Source code of charts
+ + + + +

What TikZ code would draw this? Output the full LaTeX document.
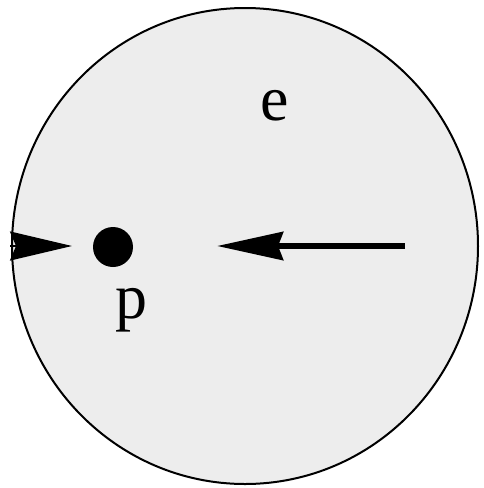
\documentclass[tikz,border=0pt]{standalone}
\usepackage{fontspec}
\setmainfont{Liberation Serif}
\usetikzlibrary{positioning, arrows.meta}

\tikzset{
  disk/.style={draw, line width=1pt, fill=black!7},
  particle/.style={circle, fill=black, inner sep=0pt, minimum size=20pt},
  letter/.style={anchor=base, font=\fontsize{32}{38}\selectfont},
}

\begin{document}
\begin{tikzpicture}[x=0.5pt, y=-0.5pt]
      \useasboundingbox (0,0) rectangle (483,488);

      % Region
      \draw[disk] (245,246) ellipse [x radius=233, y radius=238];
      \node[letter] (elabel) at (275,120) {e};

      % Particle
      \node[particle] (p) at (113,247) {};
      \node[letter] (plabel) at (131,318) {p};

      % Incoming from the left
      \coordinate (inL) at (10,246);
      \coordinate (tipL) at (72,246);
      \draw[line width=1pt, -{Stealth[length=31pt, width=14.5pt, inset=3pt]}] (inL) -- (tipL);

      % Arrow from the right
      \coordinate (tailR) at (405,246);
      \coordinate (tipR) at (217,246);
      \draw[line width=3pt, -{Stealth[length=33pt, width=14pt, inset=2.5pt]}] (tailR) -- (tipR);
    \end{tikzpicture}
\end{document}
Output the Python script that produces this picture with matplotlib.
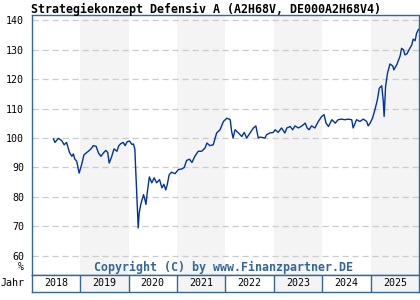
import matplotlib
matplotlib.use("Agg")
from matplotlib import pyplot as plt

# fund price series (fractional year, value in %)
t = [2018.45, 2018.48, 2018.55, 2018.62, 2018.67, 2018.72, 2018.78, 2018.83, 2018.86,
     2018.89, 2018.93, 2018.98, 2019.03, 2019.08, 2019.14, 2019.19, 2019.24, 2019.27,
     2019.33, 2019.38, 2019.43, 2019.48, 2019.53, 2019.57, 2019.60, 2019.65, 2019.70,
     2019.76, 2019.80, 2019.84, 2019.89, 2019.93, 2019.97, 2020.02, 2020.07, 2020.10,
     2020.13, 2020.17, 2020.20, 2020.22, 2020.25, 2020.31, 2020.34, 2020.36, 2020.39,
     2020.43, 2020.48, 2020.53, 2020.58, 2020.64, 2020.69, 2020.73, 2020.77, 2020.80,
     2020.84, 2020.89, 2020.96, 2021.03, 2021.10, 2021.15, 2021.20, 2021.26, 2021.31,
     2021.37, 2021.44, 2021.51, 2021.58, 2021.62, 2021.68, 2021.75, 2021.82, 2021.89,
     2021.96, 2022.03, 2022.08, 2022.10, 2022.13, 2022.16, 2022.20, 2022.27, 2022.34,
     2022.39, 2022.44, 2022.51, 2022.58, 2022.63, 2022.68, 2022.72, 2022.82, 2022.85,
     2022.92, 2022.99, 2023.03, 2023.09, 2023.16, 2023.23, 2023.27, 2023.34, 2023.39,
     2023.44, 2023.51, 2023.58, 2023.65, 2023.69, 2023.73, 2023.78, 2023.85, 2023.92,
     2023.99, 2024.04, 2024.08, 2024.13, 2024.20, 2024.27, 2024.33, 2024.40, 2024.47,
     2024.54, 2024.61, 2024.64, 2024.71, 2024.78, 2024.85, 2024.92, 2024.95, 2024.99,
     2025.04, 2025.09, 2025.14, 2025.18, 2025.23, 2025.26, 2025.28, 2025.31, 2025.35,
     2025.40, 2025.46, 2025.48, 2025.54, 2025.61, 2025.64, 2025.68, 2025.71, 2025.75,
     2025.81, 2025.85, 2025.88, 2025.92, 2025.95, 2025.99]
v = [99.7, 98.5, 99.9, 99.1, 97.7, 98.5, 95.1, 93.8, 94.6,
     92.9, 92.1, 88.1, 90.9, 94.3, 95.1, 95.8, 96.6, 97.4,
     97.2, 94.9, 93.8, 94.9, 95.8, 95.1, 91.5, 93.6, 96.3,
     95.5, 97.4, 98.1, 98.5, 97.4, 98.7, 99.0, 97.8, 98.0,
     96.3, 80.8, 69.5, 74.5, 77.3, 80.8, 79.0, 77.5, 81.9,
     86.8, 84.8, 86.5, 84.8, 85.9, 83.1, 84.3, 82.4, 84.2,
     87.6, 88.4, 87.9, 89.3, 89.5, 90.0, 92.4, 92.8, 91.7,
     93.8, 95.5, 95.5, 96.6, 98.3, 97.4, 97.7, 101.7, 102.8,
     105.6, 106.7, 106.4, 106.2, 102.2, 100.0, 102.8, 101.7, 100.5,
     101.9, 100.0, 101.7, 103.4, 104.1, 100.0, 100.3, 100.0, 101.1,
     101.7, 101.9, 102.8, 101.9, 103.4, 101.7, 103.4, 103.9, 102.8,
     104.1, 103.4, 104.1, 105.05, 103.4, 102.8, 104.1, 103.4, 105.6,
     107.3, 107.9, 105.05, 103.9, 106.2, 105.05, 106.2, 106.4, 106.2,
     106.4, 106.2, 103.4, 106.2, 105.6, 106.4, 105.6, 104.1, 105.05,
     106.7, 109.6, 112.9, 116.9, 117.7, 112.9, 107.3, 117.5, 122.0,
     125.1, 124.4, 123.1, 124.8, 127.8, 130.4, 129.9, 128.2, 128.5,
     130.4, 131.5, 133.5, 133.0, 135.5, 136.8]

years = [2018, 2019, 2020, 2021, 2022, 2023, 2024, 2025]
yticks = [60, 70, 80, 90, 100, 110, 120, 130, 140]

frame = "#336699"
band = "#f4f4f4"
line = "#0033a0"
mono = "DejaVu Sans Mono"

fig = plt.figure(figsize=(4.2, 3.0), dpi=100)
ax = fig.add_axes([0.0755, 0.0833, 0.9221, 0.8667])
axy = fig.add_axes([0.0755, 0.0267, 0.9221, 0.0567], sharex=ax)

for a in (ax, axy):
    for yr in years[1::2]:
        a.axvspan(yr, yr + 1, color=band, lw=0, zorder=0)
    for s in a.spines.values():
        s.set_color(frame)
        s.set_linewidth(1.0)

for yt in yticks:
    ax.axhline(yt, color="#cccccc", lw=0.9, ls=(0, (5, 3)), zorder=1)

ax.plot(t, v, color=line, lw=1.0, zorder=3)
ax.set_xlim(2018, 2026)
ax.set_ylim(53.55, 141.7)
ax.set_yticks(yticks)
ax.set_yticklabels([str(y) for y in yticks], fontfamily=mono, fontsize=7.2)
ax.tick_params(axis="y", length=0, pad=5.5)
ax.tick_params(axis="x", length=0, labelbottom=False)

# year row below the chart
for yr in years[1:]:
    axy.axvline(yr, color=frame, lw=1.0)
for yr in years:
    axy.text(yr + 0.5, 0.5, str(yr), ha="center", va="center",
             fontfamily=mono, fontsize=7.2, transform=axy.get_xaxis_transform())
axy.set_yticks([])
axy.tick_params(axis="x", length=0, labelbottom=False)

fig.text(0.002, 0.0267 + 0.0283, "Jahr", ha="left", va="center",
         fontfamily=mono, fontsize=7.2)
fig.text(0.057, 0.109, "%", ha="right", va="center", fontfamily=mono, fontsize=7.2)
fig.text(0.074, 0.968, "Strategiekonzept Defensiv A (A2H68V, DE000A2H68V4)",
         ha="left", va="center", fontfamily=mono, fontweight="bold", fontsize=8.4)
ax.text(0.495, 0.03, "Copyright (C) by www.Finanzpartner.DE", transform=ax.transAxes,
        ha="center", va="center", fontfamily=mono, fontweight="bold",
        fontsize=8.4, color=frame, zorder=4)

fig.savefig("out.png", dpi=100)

+ + + + +

WRITTEN INSTRUCTION
Copy only the lines above from the one containing "Output the Python" through the one containing "from matplotlib import pyplot as plt", both included. Leave out the pictures.

COMPLETE RESPONSE
Output the Python script that produces this picture with matplotlib.
import matplotlib
matplotlib.use("Agg")
from matplotlib import pyplot as plt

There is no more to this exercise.